Task to carry out:
Make an exact transcription of the material, leaving out all images.

-------

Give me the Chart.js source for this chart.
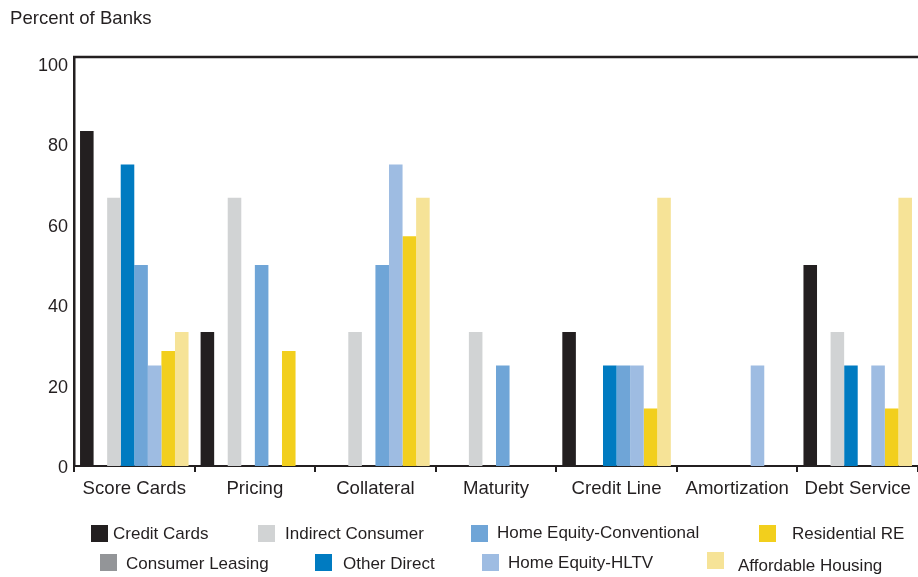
<!DOCTYPE html>
<html>
<head>
<meta charset="utf-8">
<script src="https://cdn.jsdelivr.net/npm/chart.js@4.4.0/dist/chart.umd.min.js"></script>
<style>
  html, body { margin: 0; padding: 0; background: #fff; }
  #wrap { width: 918px; height: 577px; position: relative; }
</style>
</head>
<body>
<div id="wrap"><canvas id="bankChart"></canvas></div>
<script>
const categories = ["Score Cards", "Pricing", "Collateral", "Maturity", "Credit Line", "Amortization", "Debt Service"];
const creditCards       = [83.3, 33.3, 0, 0, 33.3, 0, 50];
const consumerLeasing   = [0, 0, 0, 0, 0, 0, 0];
const indirectConsumer  = [66.7, 66.7, 33.3, 33.3, 0, 0, 33.3];
const otherDirect       = [75, 0, 0, 0, 25, 0, 25];
const homeEquityConv    = [50, 50, 50, 25, 25, 0, 0];
const homeEquityHLTV    = [25, 0, 75, 0, 25, 25, 25];
const residentialRE     = [28.6, 28.6, 57.1, 0, 14.3, 0, 14.3];
const affordableHousing = [33.3, 0, 66.7, 0, 66.7, 0, 66.7];
const yTicks = [0, 20, 40, 60, 80, 100];

const INK = "#231f20";
const FONT = "'Liberation Sans', Arial, Helvetica, sans-serif";

// where each legend entry sits (two staggered rows under the axis)
const legendSlots = [
  { ds: 0, x: 91,  y: 525, tx: 113, ty: 539 },
  { ds: 2, x: 258, y: 525, tx: 285, ty: 539 },
  { ds: 4, x: 471, y: 525, tx: 497, ty: 538 },
  { ds: 6, x: 759, y: 525, tx: 792, ty: 539 },
  { ds: 1, x: 100, y: 554, tx: 126, ty: 569 },
  { ds: 3, x: 315, y: 554, tx: 343, ty: 569 },
  { ds: 5, x: 482, y: 554, tx: 508, ty: 568 },
  { ds: 7, x: 707, y: 552, tx: 738, ty: 571 },
];

const frameAndLegend = {
  id: "frameAndLegend",
  afterDraw(chart) {
    const ctx = chart.ctx;
    const area = chart.chartArea;
    ctx.save();
    // top edge of the plot frame
    ctx.strokeStyle = INK;
    ctx.lineWidth = 2.5;
    ctx.beginPath();
    ctx.moveTo(area.left - 1, area.top);
    ctx.lineTo(chart.width, area.top);
    ctx.stroke();

    // axis title
    ctx.fillStyle = INK;
    ctx.font = "18.6px " + FONT;
    ctx.textBaseline = "alphabetic";
    ctx.textAlign = "left";
    ctx.fillText("Percent of Banks", 10, 24);

    // legend
    ctx.font = "17px " + FONT;
    legendSlots.forEach((slot) => {
      const ds = chart.data.datasets[slot.ds];
      ctx.fillStyle = ds.backgroundColor;
      ctx.fillRect(slot.x, slot.y, 17, 17);
      ctx.fillStyle = INK;
      ctx.fillText(ds.label, slot.tx, slot.ty);
    });
    ctx.restore();
  },
};

const chartData = {
  labels: categories,
  datasets: [
    { label: "Credit Cards", data: creditCards, backgroundColor: "#231f20" },
    { label: "Consumer Leasing", data: consumerLeasing, backgroundColor: "#939598" },
    { label: "Indirect Consumer", data: indirectConsumer, backgroundColor: "#d1d3d4" },
    { label: "Other Direct", data: otherDirect, backgroundColor: "#007bc1" },
    { label: "Home Equity-Conventional", data: homeEquityConv, backgroundColor: "#6fa5d7" },
    { label: "Home Equity-HLTV", data: homeEquityHLTV, backgroundColor: "#9ebce2" },
    { label: "Residential RE", data: residentialRE, backgroundColor: "#f2cf1d" },
    { label: "Affordable Housing", data: affordableHousing, backgroundColor: "#f6e397" },
  ],
};

chartData.datasets.forEach((ds) => {
  ds.categoryPercentage = 0.9;
  ds.barPercentage = 1.0;
  ds.borderWidth = 0;
});

new Chart(document.getElementById("bankChart"), {
  type: "bar",
  data: chartData,
  plugins: [frameAndLegend],
  options: {
    responsive: true,
    maintainAspectRatio: false,
    animation: false,
    layout: { padding: { top: 57, left: 0, right: 0, bottom: 0 } },
    plugins: {
      legend: { display: false },
      title: { display: false },
      tooltip: { enabled: false },
    },
    scales: {
      x: {
        offset: true,
        grid: {
          display: true,
          offset: true,
          drawOnChartArea: false,
          drawTicks: true,
          tickLength: 6,
          lineWidth: 2,
          color: INK,
        },
        border: { display: true, color: INK, width: 2 },
        ticks: {
          color: INK,
          padding: 6,
          maxRotation: 0,
          autoSkip: false,
          font: { family: FONT, size: 18.6 },
        },
        afterFit(scale) {
          scale.height = 111;
        },
      },
      y: {
        min: 0,
        max: 101.7,
        grid: { display: false, drawTicks: false },
        border: { display: true, color: INK, width: 2.5 },
        ticks: {
          color: INK,
          padding: 6,
          labelOffset: 2,
          font: { family: FONT, size: 18 },
        },
        afterBuildTicks(scale) {
          scale.ticks = yTicks.map((v) => ({ value: v }));
        },
        afterFit(scale) {
          scale.width = 74;
        },
      },
    },
  },
});
</script>
</body>
</html>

-------

Exercise result:
Give me the Chart.js source for this chart.
<!DOCTYPE html>
<html>
<head>
<meta charset="utf-8">
<script src="https://cdn.jsdelivr.net/npm/chart.js@4.4.0/dist/chart.umd.min.js"></script>
<style>
  html, body { margin: 0; padding: 0; background: #fff; }
  #wrap { width: 918px; height: 577px; position: relative; }
</style>
</head>
<body>
<div id="wrap"><canvas id="bankChart"></canvas></div>
<script>
const categories = ["Score Cards", "Pricing", "Collateral", "Maturity", "Credit Line", "Amortization", "Debt Service"];
const creditCards       = [83.3, 33.3, 0, 0, 33.3, 0, 50];
const consumerLeasing   = [0, 0, 0, 0, 0, 0, 0];
const indirectConsumer  = [66.7, 66.7, 33.3, 33.3, 0, 0, 33.3];
const otherDirect       = [75, 0, 0, 0, 25, 0, 25];
const homeEquityConv    = [50, 50, 50, 25, 25, 0, 0];
const homeEquityHLTV    = [25, 0, 75, 0, 25, 25, 25];
const residentialRE     = [28.6, 28.6, 57.1, 0, 14.3, 0, 14.3];
const affordableHousing = [33.3, 0, 66.7, 0, 66.7, 0, 66.7];
const yTicks = [0, 20, 40, 60, 80, 100];

const INK = "#231f20";
const FONT = "'Liberation Sans', Arial, Helvetica, sans-serif";

// where each legend entry sits (two staggered rows under the axis)
const legendSlots = [
  { ds: 0, x: 91,  y: 525, tx: 113, ty: 539 },
  { ds: 2, x: 258, y: 525, tx: 285, ty: 539 },
  { ds: 4, x: 471, y: 525, tx: 497, ty: 538 },
  { ds: 6, x: 759, y: 525, tx: 792, ty: 539 },
  { ds: 1, x: 100, y: 554, tx: 126, ty: 569 },
  { ds: 3, x: 315, y: 554, tx: 343, ty: 569 },
  { ds: 5, x: 482, y: 554, tx: 508, ty: 568 },
  { ds: 7, x: 707, y: 552, tx: 738, ty: 571 },
];

const frameAndLegend = {
  id: "frameAndLegend",
  afterDraw(chart) {
    const ctx = chart.ctx;
    const area = chart.chartArea;
    ctx.save();
    // top edge of the plot frame
    ctx.strokeStyle = INK;
    ctx.lineWidth = 2.5;
    ctx.beginPath();
    ctx.moveTo(area.left - 1, area.top);
    ctx.lineTo(chart.width, area.top);
    ctx.stroke();

    // axis title
    ctx.fillStyle = INK;
    ctx.font = "18.6px " + FONT;
    ctx.textBaseline = "alphabetic";
    ctx.textAlign = "left";
    ctx.fillText("Percent of Banks", 10, 24);

    // legend
    ctx.font = "17px " + FONT;
    legendSlots.forEach((slot) => {
      const ds = chart.data.datasets[slot.ds];
      ctx.fillStyle = ds.backgroundColor;
      ctx.fillRect(slot.x, slot.y, 17, 17);
      ctx.fillStyle = INK;
      ctx.fillText(ds.label, slot.tx, slot.ty);
    });
    ctx.restore();
  },
};

const chartData = {
  labels: categories,
  datasets: [
    { label: "Credit Cards", data: creditCards, backgroundColor: "#231f20" },
    { label: "Consumer Leasing", data: consumerLeasing, backgroundColor: "#939598" },
    { label: "Indirect Consumer", data: indirectConsumer, backgroundColor: "#d1d3d4" },
    { label: "Other Direct", data: otherDirect, backgroundColor: "#007bc1" },
    { label: "Home Equity-Conventional", data: homeEquityConv, backgroundColor: "#6fa5d7" },
    { label: "Home Equity-HLTV", data: homeEquityHLTV, backgroundColor: "#9ebce2" },
    { label: "Residential RE", data: residentialRE, backgroundColor: "#f2cf1d" },
    { label: "Affordable Housing", data: affordableHousing, backgroundColor: "#f6e397" },
  ],
};

chartData.datasets.forEach((ds) => {
  ds.categoryPercentage = 0.9;
  ds.barPercentage = 1.0;
  ds.borderWidth = 0;
});

new Chart(document.getElementById("bankChart"), {
  type: "bar",
  data: chartData,
  plugins: [frameAndLegend],
  options: {
    responsive: true,
    maintainAspectRatio: false,
    animation: false,
    layout: { padding: { top: 57, left: 0, right: 0, bottom: 0 } },
    plugins: {
      legend: { display: false },
      title: { display: false },
      tooltip: { enabled: false },
    },
    scales: {
      x: {
        offset: true,
        grid: {
          display: true,
          offset: true,
          drawOnChartArea: false,
          drawTicks: true,
          tickLength: 6,
          lineWidth: 2,
          color: INK,
        },
        border: { display: true, color: INK, width: 2 },
        ticks: {
          color: INK,
          padding: 6,
          maxRotation: 0,
          autoSkip: false,
          font: { family: FONT, size: 18.6 },
        },
        afterFit(scale) {
          scale.height = 111;
        },
      },
      y: {
        min: 0,
        max: 101.7,
        grid: { display: false, drawTicks: false },
        border: { display: true, color: INK, width: 2.5 },
        ticks: {
          color: INK,
          padding: 6,
          labelOffset: 2,
          font: { family: FONT, size: 18 },
        },
        afterBuildTicks(scale) {
          scale.ticks = yTicks.map((v) => ({ value: v }));
        },
        afterFit(scale) {
          scale.width = 74;
        },
      },
    },
  },
});
</script>
</body>
</html>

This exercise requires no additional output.